## What you will do
Your task is to repeat all of the data exactly while excluding the pictures.

# START OF Data shown

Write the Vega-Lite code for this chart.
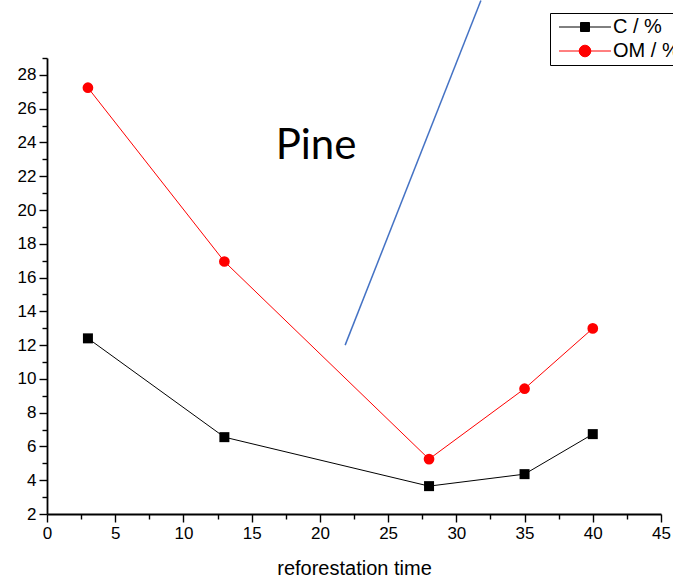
{
  "$schema": "https://vega.github.io/schema/vega-lite/v6.json",
  "width": 614,
  "height": 456,
  "autosize": {"type": "none"},
  "padding": {"left": 47, "top": 58, "right": 12, "bottom": 68},
  "background": "white",
  "config": {
    "view": {"stroke": null},
    "font": "Liberation Sans"
  },
  "datasets": {
    "series": [
      {"t": 3, "v": 12.4, "s": "C / %"},
      {"t": 13, "v": 6.55, "s": "C / %"},
      {"t": 28, "v": 3.65, "s": "C / %"},
      {"t": 35, "v": 4.36, "s": "C / %"},
      {"t": 40, "v": 6.73, "s": "C / %"},
      {"t": 3, "v": 27.24, "s": "OM / %"},
      {"t": 13, "v": 16.95, "s": "OM / %"},
      {"t": 28, "v": 5.25, "s": "OM / %"},
      {"t": 35, "v": 9.42, "s": "OM / %"},
      {"t": 40, "v": 12.99, "s": "OM / %"}
    ],
    "blue": [
      {"t": 21.85, "v": 12.0},
      {"t": 31.8, "v": 32.4}
    ],
    "label": [
      {"t": 19.72, "v": 23.04, "text": "Pine"}
    ]
  },
  "encoding": {
    "x": {
      "field": "t", "type": "quantitative",
      "scale": {"domain": [0, 45], "nice": false, "zero": false},
      "axis": {
        "title": "reforestation time",
        "values": [0, 2.5, 5, 7.5, 10, 12.5, 15, 17.5, 20, 22.5, 25, 27.5, 30, 32.5, 35, 37.5, 40, 42.5, 45],
        "labelExpr": "datum.value % 5 === 0 ? datum.label : ''",
        "tickSize": {"expr": "datum.value % 5 === 0 ? 8 : 5"},
        "labelPadding": 3,
        "titlePadding": 17,
        "labelFlush": false,
        "labelOverlap": false,
        "labelBound": false,
        "grid": false,
        "domainColor": "black",
        "domainWidth": 1.8,
        "tickColor": "black",
        "tickWidth": 1.4,
        "labelColor": "black",
        "labelFont": "Liberation Sans",
        "labelFontSize": 17,
        "titleFont": "Liberation Sans",
        "titleFontSize": 20,
        "titleFontWeight": "normal",
        "titleColor": "black"
      }
    },
    "y": {
      "field": "v", "type": "quantitative",
      "scale": {"domain": [2, 29], "nice": false, "zero": false},
      "axis": {
        "title": null,
        "values": [2, 3, 4, 5, 6, 7, 8, 9, 10, 11, 12, 13, 14, 15, 16, 17, 18, 19, 20, 21, 22, 23, 24, 25, 26, 27, 28, 29],
        "labelExpr": "datum.value % 2 === 0 && datum.value < 29 ? datum.label : ''",
        "tickSize": {"expr": "datum.value % 2 === 0 ? 8 : 5"},
        "labelPadding": 3,
        "labelFlush": false,
        "labelOverlap": false,
        "labelBound": false,
        "grid": false,
        "domainColor": "black",
        "domainWidth": 1.8,
        "tickColor": "black",
        "tickWidth": 1.4,
        "labelColor": "black",
        "labelFont": "Liberation Sans",
        "labelFontSize": 17
      }
    }
  },
  "layer": [
    {
      "data": {"name": "series"},
      "mark": {"type": "line", "strokeWidth": 1},
      "encoding": {
        "color": {
          "field": "s", "type": "nominal",
          "scale": {"domain": ["C / %", "OM / %"], "range": ["black", "red"]},
          "legend": {
            "title": null,
            "orient": "none",
            "legendX": 503,
            "legendY": -45,
            "strokeColor": "black",
            "fillColor": "white",
            "padding": 4,
            "symbolSize": 144,
            "symbolOffset": 21,
            "labelOffset": 18,
            "labelFontSize": 20,
            "labelFont": "Liberation Sans",
            "labelColor": "black",
            "rowPadding": 4,
            "symbolStrokeWidth": 1,
            "encode": {
              "symbols": {
                "update": {
                  "shape": {"signal": "datum.value === 'C / %' ? 'M-4.33,0H4.33M-0.75,-0.75H0.75V0.75H-0.75Z' : 'M-4.33,0H4.33M-0.97,0A0.97,0.97,0,1,1,0.97,0A0.97,0.97,0,1,1,-0.97,0Z'"},
                  "stroke": {"signal": "datum.value === 'C / %' ? 'black' : 'red'"},
                  "fill": {"signal": "datum.value === 'C / %' ? 'black' : 'red'"},
                  "strokeWidth": {"value": 1},
                  "opacity": {"value": 1}
                }
              }
            }
          }
        }
      }
    },
    {
      "data": {"name": "series"},
      "transform": [{"filter": "datum.s === 'C / %'"}],
      "mark": {"type": "point", "shape": "square", "filled": true, "opacity": 1, "size": 100},
      "encoding": {
        "color": {
          "field": "s", "type": "nominal",
          "scale": {"domain": ["C / %", "OM / %"], "range": ["black", "red"]}
        }
      }
    },
    {
      "data": {"name": "series"},
      "transform": [{"filter": "datum.s === 'OM / %'"}],
      "mark": {"type": "point", "shape": "circle", "filled": true, "opacity": 1, "size": 115},
      "encoding": {
        "color": {
          "field": "s", "type": "nominal",
          "scale": {"domain": ["C / %", "OM / %"], "range": ["black", "red"]}
        }
      }
    },
    {
      "data": {"name": "blue"},
      "mark": {"type": "line", "color": "#4472C4", "strokeWidth": 1.5, "clip": false},
      "encoding": {}
    },
    {
      "data": {"name": "label"},
      "mark": {"type": "text", "font": "Lato", "fontSize": 42, "align": "center", "baseline": "alphabetic", "color": "black", "clip": false},
      "encoding": {
        "text": {"field": "text"}
      }
    }
  ]
}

# END OF Data shown

## Answer
Write the Vega-Lite code for this chart.
{
  "$schema": "https://vega.github.io/schema/vega-lite/v6.json",
  "width": 614,
  "height": 456,
  "autosize": {"type": "none"},
  "padding": {"left": 47, "top": 58, "right": 12, "bottom": 68},
  "background": "white",
  "config": {
    "view": {"stroke": null},
    "font": "Liberation Sans"
  },
  "datasets": {
    "series": [
      {"t": 3, "v": 12.4, "s": "C / %"},
      {"t": 13, "v": 6.55, "s": "C / %"},
      {"t": 28, "v": 3.65, "s": "C / %"},
      {"t": 35, "v": 4.36, "s": "C / %"},
      {"t": 40, "v": 6.73, "s": "C / %"},
      {"t": 3, "v": 27.24, "s": "OM / %"},
      {"t": 13, "v": 16.95, "s": "OM / %"},
      {"t": 28, "v": 5.25, "s": "OM / %"},
      {"t": 35, "v": 9.42, "s": "OM / %"},
      {"t": 40, "v": 12.99, "s": "OM / %"}
    ],
    "blue": [
      {"t": 21.85, "v": 12.0},
      {"t": 31.8, "v": 32.4}
    ],
    "label": [
      {"t": 19.72, "v": 23.04, "text": "Pine"}
    ]
  },
  "encoding": {
    "x": {
      "field": "t", "type": "quantitative",
      "scale": {"domain": [0, 45], "nice": false, "zero": false},
      "axis": {
        "title": "reforestation time",
        "values": [0, 2.5, 5, 7.5, 10, 12.5, 15, 17.5, 20, 22.5, 25, 27.5, 30, 32.5, 35, 37.5, 40, 42.5, 45],
        "labelExpr": "datum.value % 5 === 0 ? datum.label : ''",
        "tickSize": {"expr": "datum.value % 5 === 0 ? 8 : 5"},
        "labelPadding": 3,
        "titlePadding": 17,
        "labelFlush": false,
        "labelOverlap": false,
        "labelBound": false,
        "grid": false,
        "domainColor": "black",
        "domainWidth": 1.8,
        "tickColor": "black",
        "tickWidth": 1.4,
        "labelColor": "black",
        "labelFont": "Liberation Sans",
        "labelFontSize": 17,
        "titleFont": "Liberation Sans",
        "titleFontSize": 20,
        "titleFontWeight": "normal",
        "titleColor": "black"
      }
    },
    "y": {
      "field": "v", "type": "quantitative",
      "scale": {"domain": [2, 29], "nice": false, "zero": false},
      "axis": {
        "title": null,
        "values": [2, 3, 4, 5, 6, 7, 8, 9, 10, 11, 12, 13, 14, 15, 16, 17, 18, 19, 20, 21, 22, 23, 24, 25, 26, 27, 28, 29],
        "labelExpr": "datum.value % 2 === 0 && datum.value < 29 ? datum.label : ''",
        "tickSize": {"expr": "datum.value % 2 === 0 ? 8 : 5"},
        "labelPadding": 3,
        "labelFlush": false,
        "labelOverlap": false,
        "labelBound": false,
        "grid": false,
        "domainColor": "black",
        "domainWidth": 1.8,
        "tickColor": "black",
        "tickWidth": 1.4,
        "labelColor": "black",
        "labelFont": "Liberation Sans",
        "labelFontSize": 17
      }
    }
  },
  "layer": [
    {
      "data": {"name": "series"},
      "mark": {"type": "line", "strokeWidth": 1},
      "encoding": {
        "color": {
          "field": "s", "type": "nominal",
          "scale": {"domain": ["C / %", "OM / %"], "range": ["black", "red"]},
          "legend": {
            "title": null,
            "orient": "none",
            "legendX": 503,
            "legendY": -45,
            "strokeColor": "black",
            "fillColor": "white",
            "padding": 4,
            "symbolSize": 144,
            "symbolOffset": 21,
            "labelOffset": 18,
            "labelFontSize": 20,
            "labelFont": "Liberation Sans",
            "labelColor": "black",
            "rowPadding": 4,
            "symbolStrokeWidth": 1,
            "encode": {
              "symbols": {
                "update": {
                  "shape": {"signal": "datum.value === 'C / %' ? 'M-4.33,0H4.33M-0.75,-0.75H0.75V0.75H-0.75Z' : 'M-4.33,0H4.33M-0.97,0A0.97,0.97,0,1,1,0.97,0A0.97,0.97,0,1,1,-0.97,0Z'"},
                  "stroke": {"signal": "datum.value === 'C / %' ? 'black' : 'red'"},
                  "fill": {"signal": "datum.value === 'C / %' ? 'black' : 'red'"},
                  "strokeWidth": {"value": 1},
                  "opacity": {"value": 1}
                }
              }
            }
          }
        }
      }
    },
    {
      "data": {"name": "series"},
      "transform": [{"filter": "datum.s === 'C / %'"}],
      "mark": {"type": "point", "shape": "square", "filled": true, "opacity": 1, "size": 100},
      "encoding": {
        "color": {
          "field": "s", "type": "nominal",
          "scale": {"domain": ["C / %", "OM / %"], "range": ["black", "red"]}
        }
      }
    },
    {
      "data": {"name": "series"},
      "transform": [{"filter": "datum.s === 'OM / %'"}],
      "mark": {"type": "point", "shape": "circle", "filled": true, "opacity": 1, "size": 115},
      "encoding": {
        "color": {
          "field": "s", "type": "nominal",
          "scale": {"domain": ["C / %", "OM / %"], "range": ["black", "red"]}
        }
      }
    },
    {
      "data": {"name": "blue"},
      "mark": {"type": "line", "color": "#4472C4", "strokeWidth": 1.5, "clip": false},
      "encoding": {}
    },
    {
      "data": {"name": "label"},
      "mark": {"type": "text", "font": "Lato", "fontSize": 42, "align": "center", "baseline": "alphabetic", "color": "black", "clip": false},
      "encoding": {
        "text": {"field": "text"}
      }
    }
  ]
}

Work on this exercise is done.